▶ Problem: Copy the records below word for word, from the first line through the line that contains "from plotly.subplots import make_subplots", and leave out any pictures.

(Rows from a dataset of charts and code)
==*==
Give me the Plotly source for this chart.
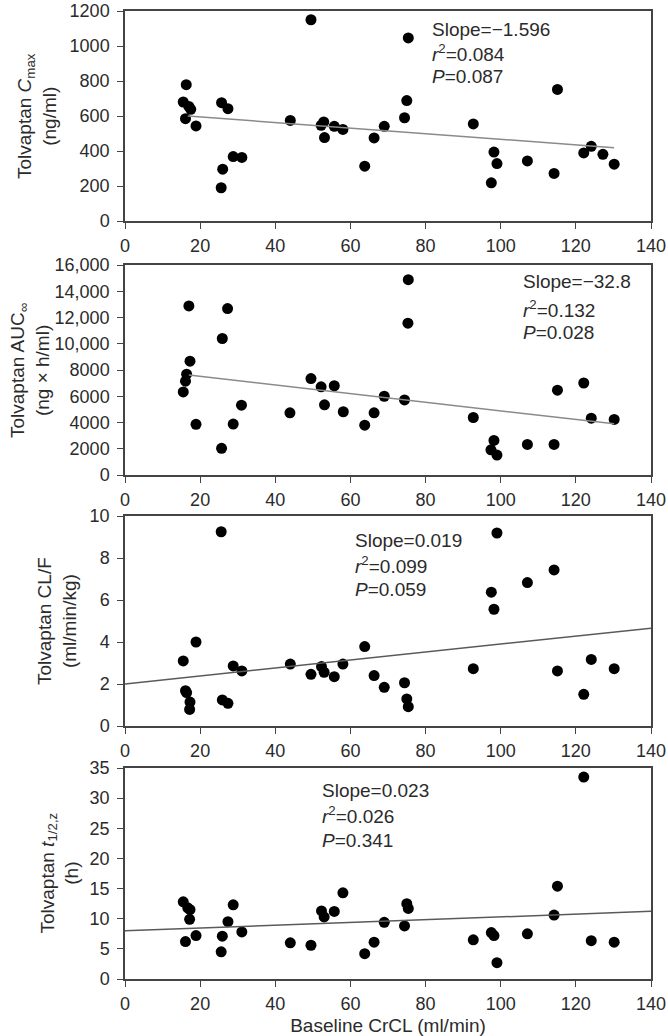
import plotly.graph_objects as go
from plotly.subplots import make_subplots

# ---- data ----
crcl_cmax = [15.5, 16.3, 16.1, 17.0, 17.5, 18.9, 25.7, 26.0, 25.6, 27.4, 28.8, 31.1, 44.0, 49.5,
             52.2, 52.9, 53.1, 55.7, 58.0, 63.8, 66.3, 69.0, 74.4, 75.0, 75.4, 92.7, 97.5, 98.2,
             99.0, 107.1, 114.2, 115.1, 122.1, 124.1, 127.2, 130.2]
cmax = [680, 779, 585, 655, 638, 543, 676, 296, 190, 642, 368, 363, 575, 1150,
        547, 566, 477, 541, 523, 313, 475, 541, 590, 688, 1046, 555, 218, 394,
        328, 343, 272, 752, 389, 427, 381, 325]

crcl_auc = [15.5, 16.1, 16.4, 17.0, 17.3, 18.9, 25.7, 25.9, 27.3, 28.8, 31.0, 43.9, 49.5, 52.2,
            53.1, 55.7, 58.1, 63.8, 66.3, 69.0, 74.4, 75.3, 75.4, 92.7, 98.2, 97.4, 99.0, 107.1,
            114.2, 115.1, 122.1, 124.1, 130.2]
auc = [6330, 7150, 7680, 12880, 8670, 3860, 2030, 10400, 12680, 3880, 5320, 4740, 7350, 6720,
       5350, 6800, 4820, 3800, 4740, 6000, 5720, 11570, 14880, 4380, 2630, 1920, 1520, 2330,
       2330, 6460, 7010, 4330, 4230]

crcl_cl = [15.5, 16.1, 16.4, 17.3, 17.2, 18.9, 25.6, 25.9, 27.4, 28.8, 31.1, 44.0, 49.5, 52.3,
           53.0, 55.7, 58.0, 63.8, 66.3, 69.0, 74.4, 75.0, 75.4, 92.7, 97.5, 98.2, 99.0, 107.1,
           114.2, 115.1, 122.1, 124.1, 130.2]
clf = [3.10, 1.68, 1.59, 1.14, 0.79, 4.00, 9.25, 1.24, 1.08, 2.86, 2.62, 2.95, 2.46, 2.83,
       2.56, 2.35, 2.95, 3.78, 2.40, 1.84, 2.06, 1.29, 0.92, 2.73, 6.37, 5.56, 9.19, 6.83,
       7.43, 2.62, 1.51, 3.17, 2.73]

crcl_thalf = [15.5, 16.1, 16.7, 17.3, 17.2, 18.9, 25.6, 25.9, 27.4, 28.8, 31.1, 44.0, 49.5, 52.3,
              53.0, 55.7, 58.0, 63.8, 66.3, 69.0, 74.4, 75.0, 75.4, 92.7, 97.5, 98.2, 99.0, 107.1,
              114.2, 115.1, 122.1, 124.1, 130.2]
thalf = [12.8, 6.2, 11.8, 11.5, 9.9, 7.2, 4.5, 7.1, 9.5, 12.3, 7.8, 6.0, 5.6, 11.3,
         10.3, 11.2, 14.3, 4.2, 6.1, 9.4, 8.8, 12.5, 11.7, 6.5, 7.7, 7.2, 2.7, 7.5,
         10.6, 15.4, 33.5, 6.35, 6.1]

# regression fits: intercept, slope, x-span of drawn line
fit_intercepts = [626.7, 8170, 2.0, 8.0]
fit_slopes = [-1.596, -32.8, 0.019, 0.023]
fit_spans = [(16.7, 130.2), (17.0, 130.2), (0, 140), (0, 140)]

slope_labels = ["Slope=\u22121.596", "Slope=\u221232.8", "Slope=0.019", "Slope=0.023"]
r2_labels = ["0.084", "0.132", "0.099", "0.026"]
p_labels = ["0.087", "0.028", "0.059", "0.341"]

y_titles = ["Tolvaptan <i>C</i><sub>max</sub><br>(ng/ml)",
            "Tolvaptan AUC<sub>\u221e</sub><br>(ng \u00d7 h/ml)",
            "Tolvaptan CL/F<br>(ml/min/kg)",
            "Tolvaptan <i>t</i><sub>1/2,z</sub><br>(h)"]

y_ranges = [(0, 1200), (0, 16000), (0, 10), (0, 35)]
y_tickvals = [[0, 200, 400, 600, 800, 1000, 1200],
              [0, 2000, 4000, 6000, 8000, 10000, 12000, 14000, 16000],
              [0, 2, 4, 6, 8, 10],
              [0, 5, 10, 15, 20, 25, 30, 35]]
y_ticktext = [["0", "200", "400", "600", "800", "1000", "1200"],
              ["0", "2000", "4000", "6000", "8000", "10,000", "12,000", "14,000", "16,000"],
              ["0", "2", "4", "6", "8", "10"],
              ["0", "5", "10", "15", "20", "25", "30", "35"]]
x_ticks = [0, 20, 40, 60, 80, 100, 120, 140]

# ---- layout geometry ----
W, H = 668, 1036
ML, MR, MT, MB = 125, 17, 11, 57
panel_px = [(11, 221), (265, 475), (516, 726), (768, 979)]  # top, bottom pixel rows
stat_pos = [(81.2, [1095, 958, 825]), (105.3, [14734, 12658, 10835]),
            (60.7, [8.83, 7.67, 6.48]), (51.8, [31.2, 27.2, 23.0])]
ytitle_px = [37, 30, 57, 59]

FONT = "Liberation Sans, Arial, Helvetica, sans-serif"
INK = "#2b2b2b"

fig = make_subplots(rows=4, cols=1)
plot_h = H - MT - MB
plot_w = W - ML - MR

xs_list = [crcl_cmax, crcl_auc, crcl_cl, crcl_thalf]
ys_list = [cmax, auc, clf, thalf]
line_colors = ["#8a8a8a", "#8a8a8a", "#5a5a5a", "#5a5a5a"]

for i in range(4):
    r = i + 1
    fig.add_trace(go.Scatter(x=xs_list[i], y=ys_list[i], mode="markers",
                             marker=dict(color="#000000", size=11, line=dict(width=0)),
                             showlegend=False, hoverinfo="skip"), row=r, col=1)
    x0, x1 = fit_spans[i]
    a, b = fit_intercepts[i], fit_slopes[i]
    fig.add_trace(go.Scatter(x=[x0, x1], y=[a + b * x0, a + b * x1], mode="lines",
                             line=dict(color=line_colors[i], width=1.5),
                             showlegend=False, hoverinfo="skip"), row=r, col=1)

    top, bot = panel_px[i]
    dom = [(H - MB - bot) / plot_h, (H - MB - top) / plot_h]
    axis_common = dict(showline=True, linecolor="#444444", linewidth=1.5, mirror=True,
                       showgrid=False, zeroline=False, ticks="outside", ticklen=6,
                       tickwidth=1.3, tickcolor="#444444",
                       tickfont=dict(family=FONT, size=18, color=INK))
    fig.update_yaxes(domain=dom, range=list(y_ranges[i]), tickvals=y_tickvals[i],
                     ticktext=y_ticktext[i], ticklabelstandoff=4, **axis_common, row=r, col=1)
    fig.update_xaxes(range=[0, 140], tickvals=x_ticks, ticklabelstandoff=2,
                     **axis_common, row=r, col=1)

    xr = "x" if i == 0 else f"x{r}"
    yr = "y" if i == 0 else f"y{r}"
    sx, sys_ = stat_pos[i]
    texts = [slope_labels[i], f"<i>r</i><sup>2</sup>={r2_labels[i]}", f"<i>P</i>={p_labels[i]}"]
    for t, yy in zip(texts, sys_):
        fig.add_annotation(x=sx, y=yy, xref=xr, yref=yr, text=t, showarrow=False,
                           xanchor="left", yanchor="middle",
                           font=dict(family=FONT, size=19, color=INK))

    # y-axis title
    fig.add_annotation(x=(ytitle_px[i] - ML) / plot_w, y=(dom[0] + dom[1]) / 2,
                       xref="paper", yref="paper", text=y_titles[i], showarrow=False,
                       textangle=-90, xanchor="center", yanchor="middle",
                       font=dict(family=FONT, size=19, color=INK))

fig.update_xaxes(title=dict(text="Baseline CrCL (ml/min)",
                            font=dict(family=FONT, size=19, color=INK), standoff=6),
                 row=4, col=1)

fig.update_layout(width=W, height=H, margin=dict(l=ML, r=MR, t=MT, b=MB, autoexpand=False),
                  paper_bgcolor="white", plot_bgcolor="white",
                  font=dict(family=FONT, color=INK))

fig.write_html("out.html", config={"displayModeBar": False},
               post_script="document.body.style.margin='0';document.body.style.padding='0';")
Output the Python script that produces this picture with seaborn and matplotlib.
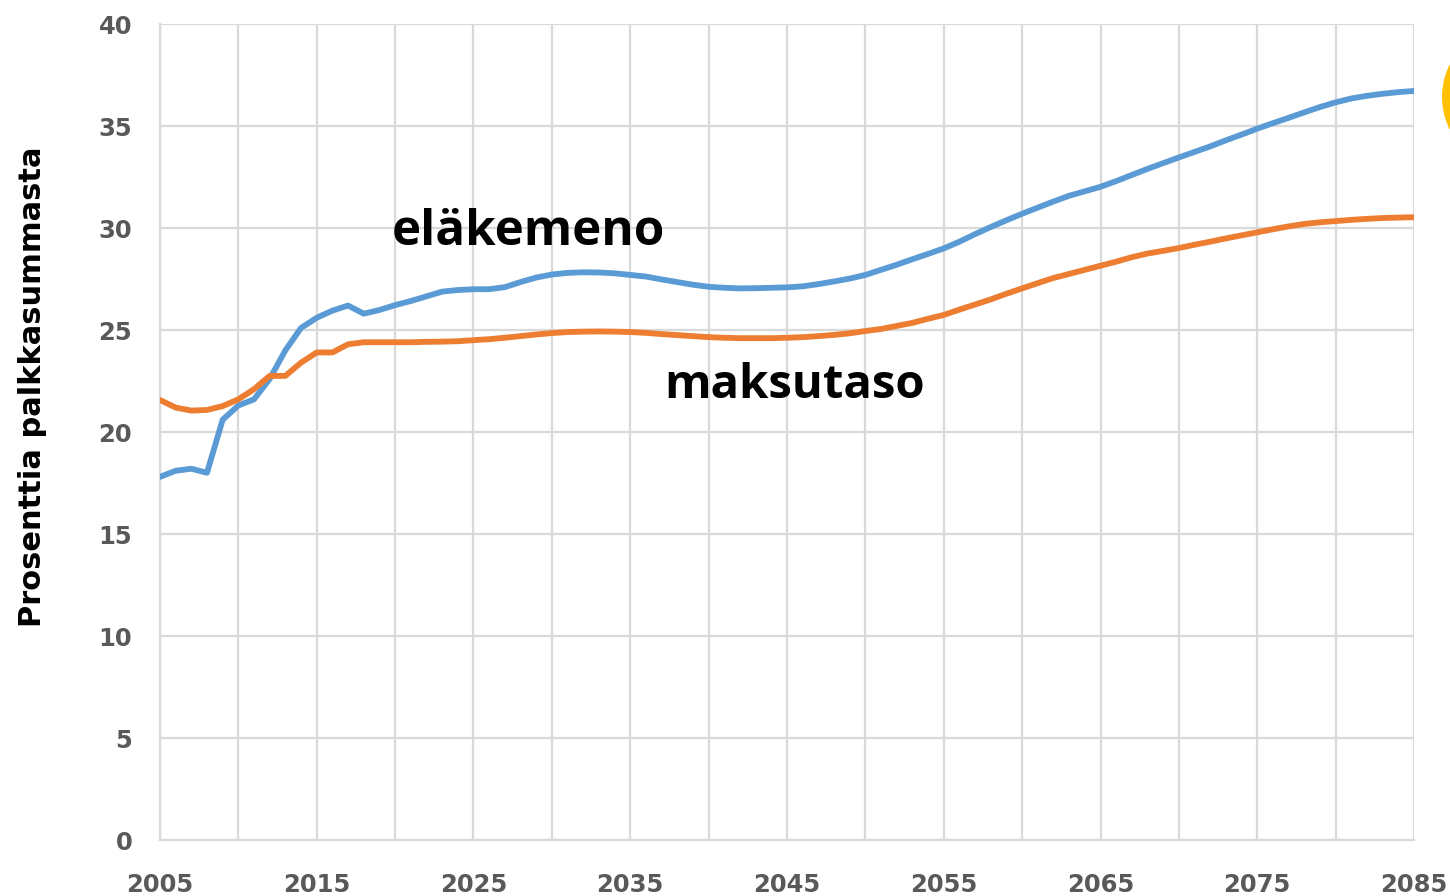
==*==
▶ Expected answer:
Give me the Plotly source for this chart.
import plotly.graph_objects as go
from plotly.subplots import make_subplots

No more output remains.